Determine the count of lines holding the string "page". Return only the number.

--- Data block ---

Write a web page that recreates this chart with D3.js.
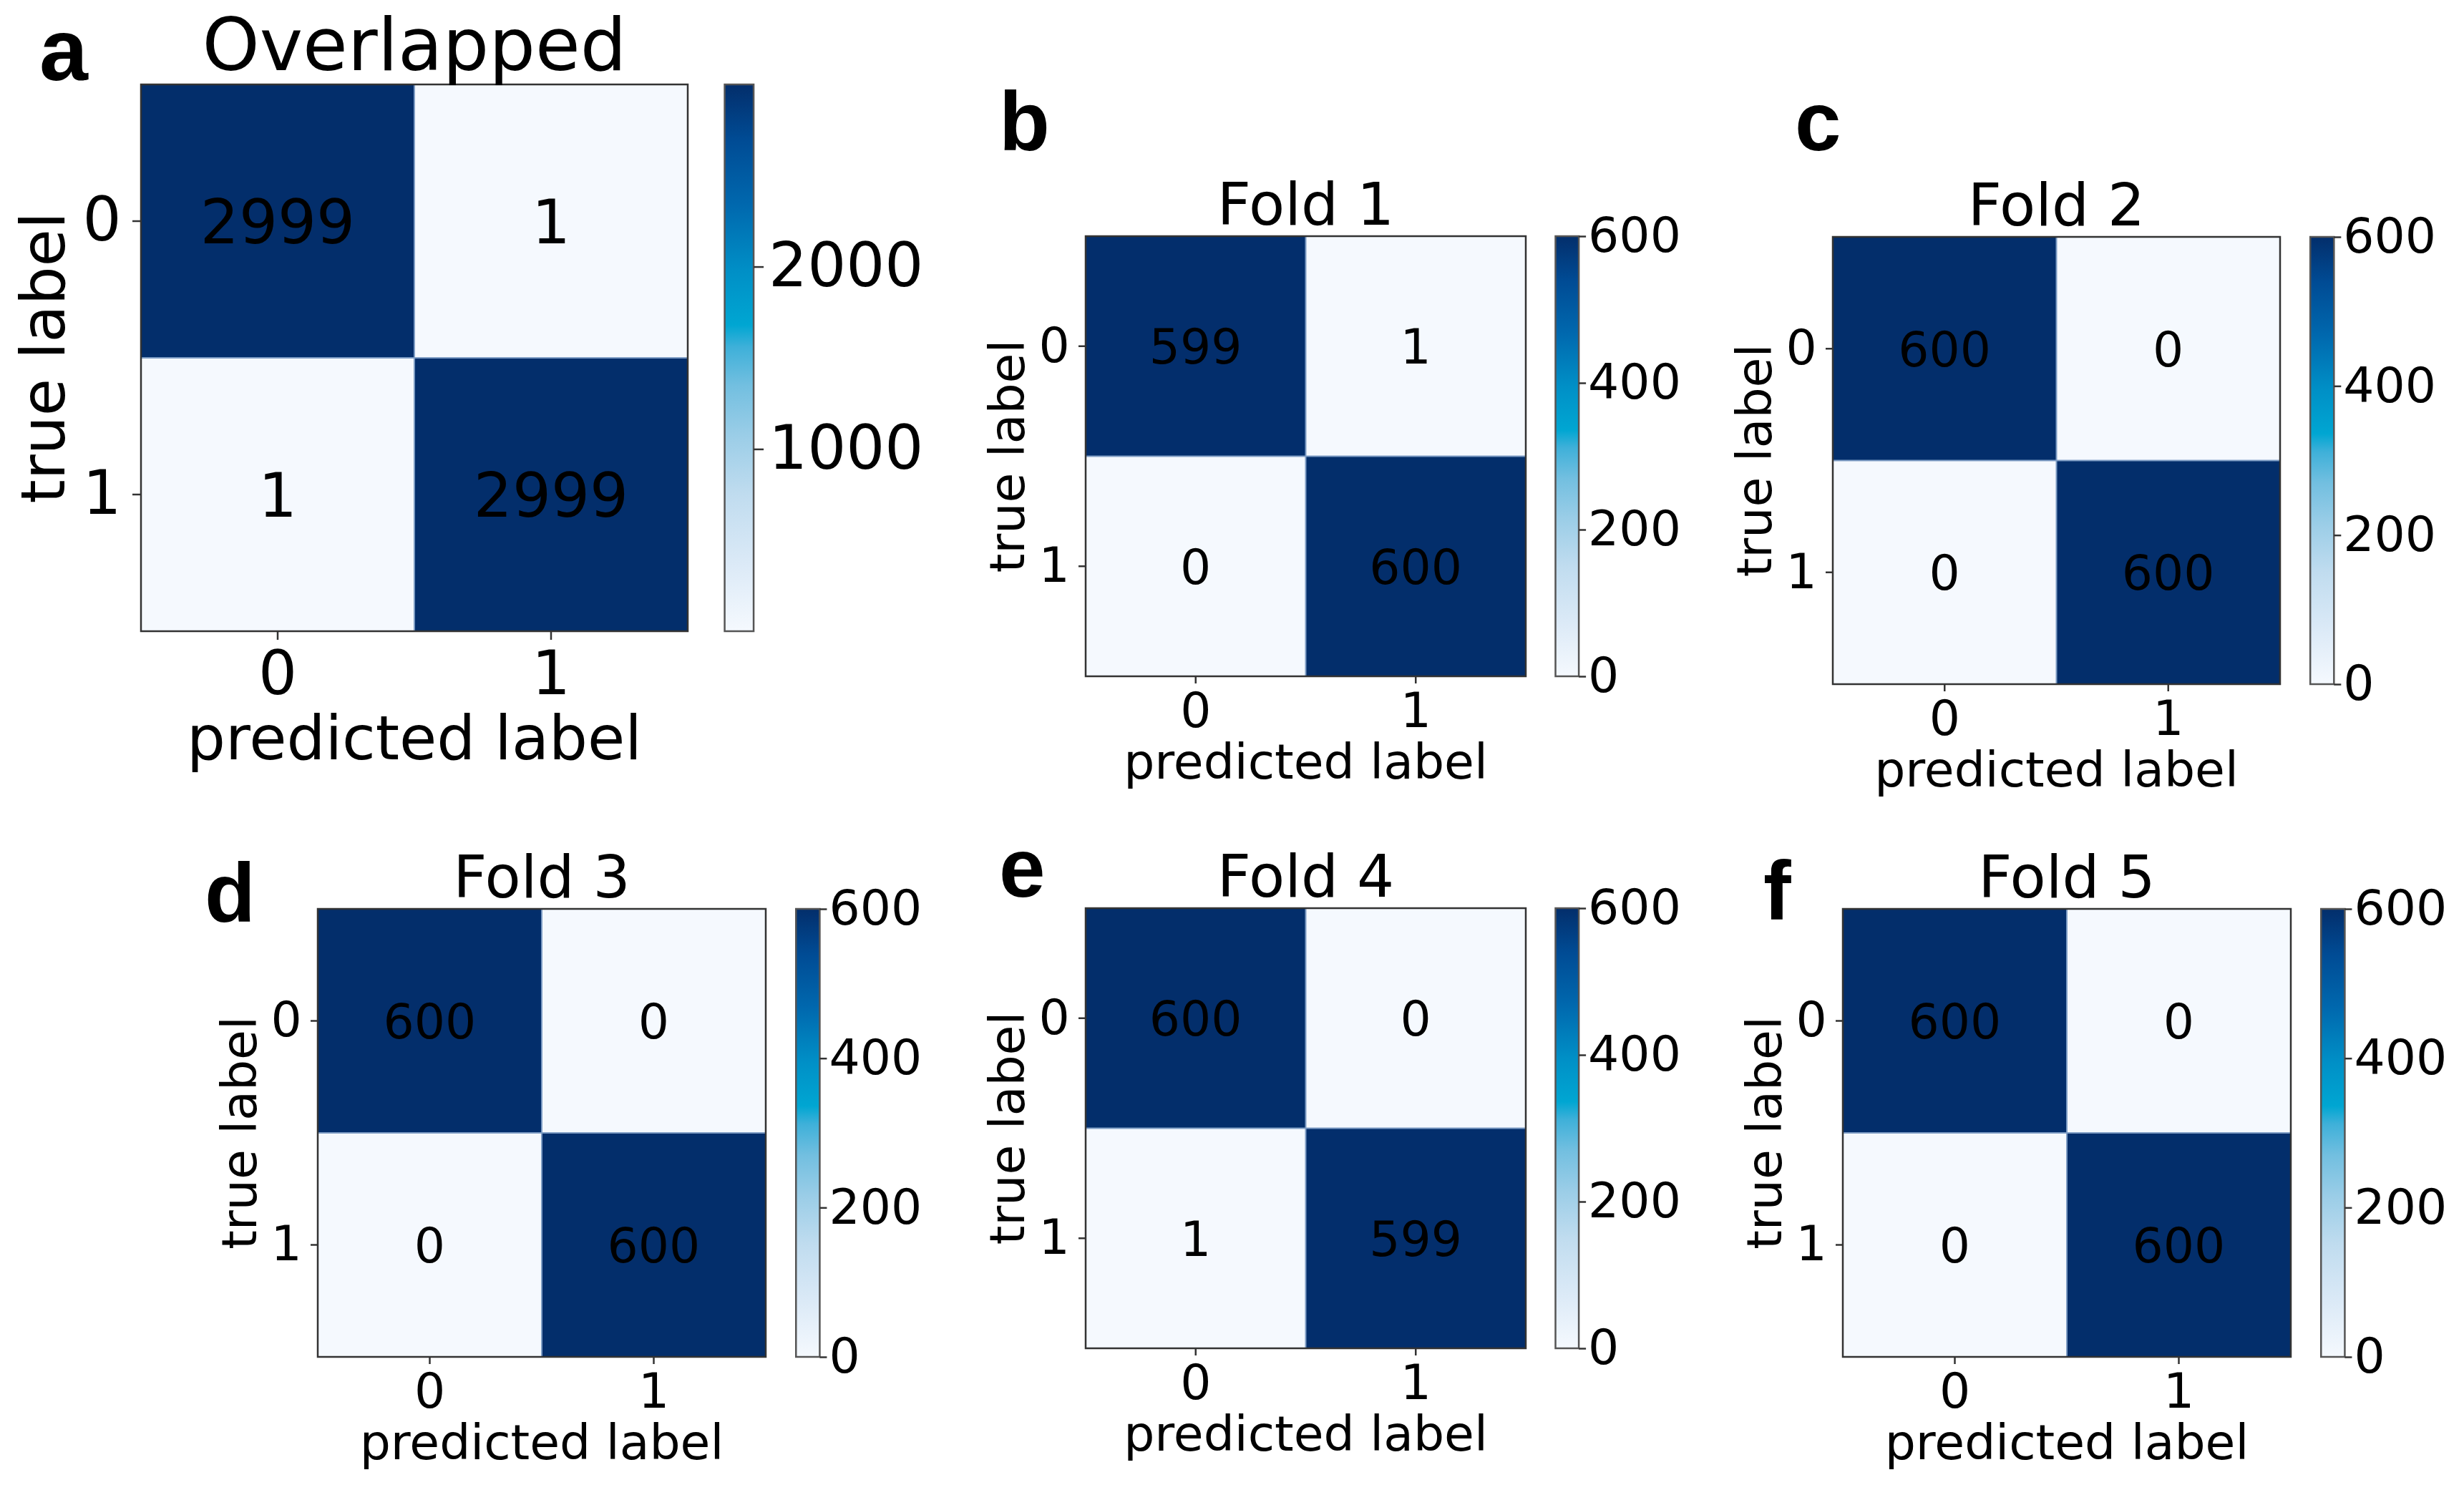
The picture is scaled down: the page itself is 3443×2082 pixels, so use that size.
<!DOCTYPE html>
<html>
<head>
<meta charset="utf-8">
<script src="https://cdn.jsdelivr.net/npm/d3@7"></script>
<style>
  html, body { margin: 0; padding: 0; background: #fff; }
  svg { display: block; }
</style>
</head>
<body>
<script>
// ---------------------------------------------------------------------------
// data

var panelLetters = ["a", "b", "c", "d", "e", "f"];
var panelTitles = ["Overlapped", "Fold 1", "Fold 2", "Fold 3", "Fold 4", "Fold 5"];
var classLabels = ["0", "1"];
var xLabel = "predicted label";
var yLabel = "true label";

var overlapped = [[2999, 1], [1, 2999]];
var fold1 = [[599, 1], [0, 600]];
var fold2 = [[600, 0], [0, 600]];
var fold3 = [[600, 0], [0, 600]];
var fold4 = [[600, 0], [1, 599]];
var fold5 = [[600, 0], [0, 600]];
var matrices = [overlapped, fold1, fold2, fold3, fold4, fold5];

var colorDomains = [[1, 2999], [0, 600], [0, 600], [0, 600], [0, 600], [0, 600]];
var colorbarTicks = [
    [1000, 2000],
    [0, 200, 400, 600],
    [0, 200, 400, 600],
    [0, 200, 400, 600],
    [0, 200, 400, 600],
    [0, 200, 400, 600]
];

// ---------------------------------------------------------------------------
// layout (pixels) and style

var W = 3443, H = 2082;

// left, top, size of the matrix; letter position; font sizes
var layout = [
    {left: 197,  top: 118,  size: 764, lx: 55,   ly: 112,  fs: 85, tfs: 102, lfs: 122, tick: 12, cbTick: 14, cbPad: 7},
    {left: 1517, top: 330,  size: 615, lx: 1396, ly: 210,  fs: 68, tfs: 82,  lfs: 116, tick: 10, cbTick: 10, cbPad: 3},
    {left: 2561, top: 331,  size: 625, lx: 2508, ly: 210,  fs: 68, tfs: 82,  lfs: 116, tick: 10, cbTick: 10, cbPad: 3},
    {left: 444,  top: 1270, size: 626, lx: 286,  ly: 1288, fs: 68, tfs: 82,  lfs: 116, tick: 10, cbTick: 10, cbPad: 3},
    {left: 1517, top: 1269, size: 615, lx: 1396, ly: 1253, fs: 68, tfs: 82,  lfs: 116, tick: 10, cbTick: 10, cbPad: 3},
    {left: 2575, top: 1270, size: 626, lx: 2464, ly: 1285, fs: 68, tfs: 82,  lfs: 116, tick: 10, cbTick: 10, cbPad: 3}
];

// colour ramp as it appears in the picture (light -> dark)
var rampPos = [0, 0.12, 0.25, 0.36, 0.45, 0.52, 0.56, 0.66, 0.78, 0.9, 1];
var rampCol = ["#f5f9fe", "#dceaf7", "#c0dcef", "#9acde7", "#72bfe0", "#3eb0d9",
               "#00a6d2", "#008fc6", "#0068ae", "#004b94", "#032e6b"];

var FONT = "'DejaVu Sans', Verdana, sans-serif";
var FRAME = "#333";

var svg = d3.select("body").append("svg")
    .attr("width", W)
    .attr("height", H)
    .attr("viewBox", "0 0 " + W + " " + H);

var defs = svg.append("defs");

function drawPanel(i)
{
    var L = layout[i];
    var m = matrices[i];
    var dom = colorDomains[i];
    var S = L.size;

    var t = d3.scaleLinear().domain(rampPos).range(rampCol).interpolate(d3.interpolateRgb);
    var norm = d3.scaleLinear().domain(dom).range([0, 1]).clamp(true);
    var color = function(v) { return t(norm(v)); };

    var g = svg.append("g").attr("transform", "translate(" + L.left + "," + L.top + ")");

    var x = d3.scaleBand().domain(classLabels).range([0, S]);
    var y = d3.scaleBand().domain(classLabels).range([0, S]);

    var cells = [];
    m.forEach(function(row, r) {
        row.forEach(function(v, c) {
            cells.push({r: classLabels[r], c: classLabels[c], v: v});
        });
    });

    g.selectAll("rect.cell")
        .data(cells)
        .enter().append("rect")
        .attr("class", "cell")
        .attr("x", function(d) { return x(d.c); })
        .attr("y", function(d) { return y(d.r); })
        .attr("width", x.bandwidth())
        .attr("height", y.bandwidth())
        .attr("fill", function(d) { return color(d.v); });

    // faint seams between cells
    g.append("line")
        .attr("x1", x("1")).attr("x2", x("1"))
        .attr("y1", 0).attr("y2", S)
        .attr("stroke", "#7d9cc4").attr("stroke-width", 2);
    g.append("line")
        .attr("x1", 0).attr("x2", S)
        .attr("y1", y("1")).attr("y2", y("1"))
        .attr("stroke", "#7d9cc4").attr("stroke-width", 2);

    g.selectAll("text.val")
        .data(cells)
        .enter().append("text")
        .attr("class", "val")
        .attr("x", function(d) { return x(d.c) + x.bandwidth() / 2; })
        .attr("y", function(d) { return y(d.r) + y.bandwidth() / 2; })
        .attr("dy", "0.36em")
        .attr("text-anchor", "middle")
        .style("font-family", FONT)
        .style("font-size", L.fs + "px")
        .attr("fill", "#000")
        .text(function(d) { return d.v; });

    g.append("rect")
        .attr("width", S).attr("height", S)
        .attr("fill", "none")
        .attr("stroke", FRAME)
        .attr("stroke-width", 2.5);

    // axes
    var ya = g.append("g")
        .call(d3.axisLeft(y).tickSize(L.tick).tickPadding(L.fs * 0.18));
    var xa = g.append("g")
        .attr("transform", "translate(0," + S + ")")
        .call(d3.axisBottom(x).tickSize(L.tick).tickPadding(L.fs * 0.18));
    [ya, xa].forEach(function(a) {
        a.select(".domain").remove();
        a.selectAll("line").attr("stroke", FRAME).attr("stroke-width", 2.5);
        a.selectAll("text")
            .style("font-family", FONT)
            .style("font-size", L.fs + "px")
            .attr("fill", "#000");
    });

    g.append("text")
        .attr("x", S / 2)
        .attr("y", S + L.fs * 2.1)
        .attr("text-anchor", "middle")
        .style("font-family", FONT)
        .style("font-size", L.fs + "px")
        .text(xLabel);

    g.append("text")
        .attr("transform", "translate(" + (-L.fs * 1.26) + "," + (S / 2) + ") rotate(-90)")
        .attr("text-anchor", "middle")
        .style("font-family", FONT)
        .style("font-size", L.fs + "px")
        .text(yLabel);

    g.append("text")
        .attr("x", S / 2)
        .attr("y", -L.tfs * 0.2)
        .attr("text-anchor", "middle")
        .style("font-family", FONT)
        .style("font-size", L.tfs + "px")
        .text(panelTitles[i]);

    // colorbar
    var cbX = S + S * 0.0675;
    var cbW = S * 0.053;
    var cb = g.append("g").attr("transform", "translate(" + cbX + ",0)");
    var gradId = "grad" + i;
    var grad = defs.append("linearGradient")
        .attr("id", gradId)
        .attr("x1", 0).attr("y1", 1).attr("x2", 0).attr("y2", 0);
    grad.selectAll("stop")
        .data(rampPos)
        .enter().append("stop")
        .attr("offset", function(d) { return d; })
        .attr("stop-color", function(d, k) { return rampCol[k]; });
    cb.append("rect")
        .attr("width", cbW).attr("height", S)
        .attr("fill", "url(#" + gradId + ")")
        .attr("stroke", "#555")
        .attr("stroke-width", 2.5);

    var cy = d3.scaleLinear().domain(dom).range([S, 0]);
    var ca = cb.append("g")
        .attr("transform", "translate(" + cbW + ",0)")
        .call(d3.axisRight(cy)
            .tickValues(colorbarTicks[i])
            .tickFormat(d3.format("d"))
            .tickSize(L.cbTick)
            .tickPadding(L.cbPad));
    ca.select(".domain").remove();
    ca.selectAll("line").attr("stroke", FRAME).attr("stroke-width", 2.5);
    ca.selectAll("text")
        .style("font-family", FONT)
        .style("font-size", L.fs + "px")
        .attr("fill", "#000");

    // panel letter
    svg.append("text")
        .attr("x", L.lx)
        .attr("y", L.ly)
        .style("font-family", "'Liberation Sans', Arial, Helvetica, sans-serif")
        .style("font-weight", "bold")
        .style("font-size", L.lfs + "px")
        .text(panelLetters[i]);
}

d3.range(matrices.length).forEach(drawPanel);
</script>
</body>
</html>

---

- **Exercise answer**
2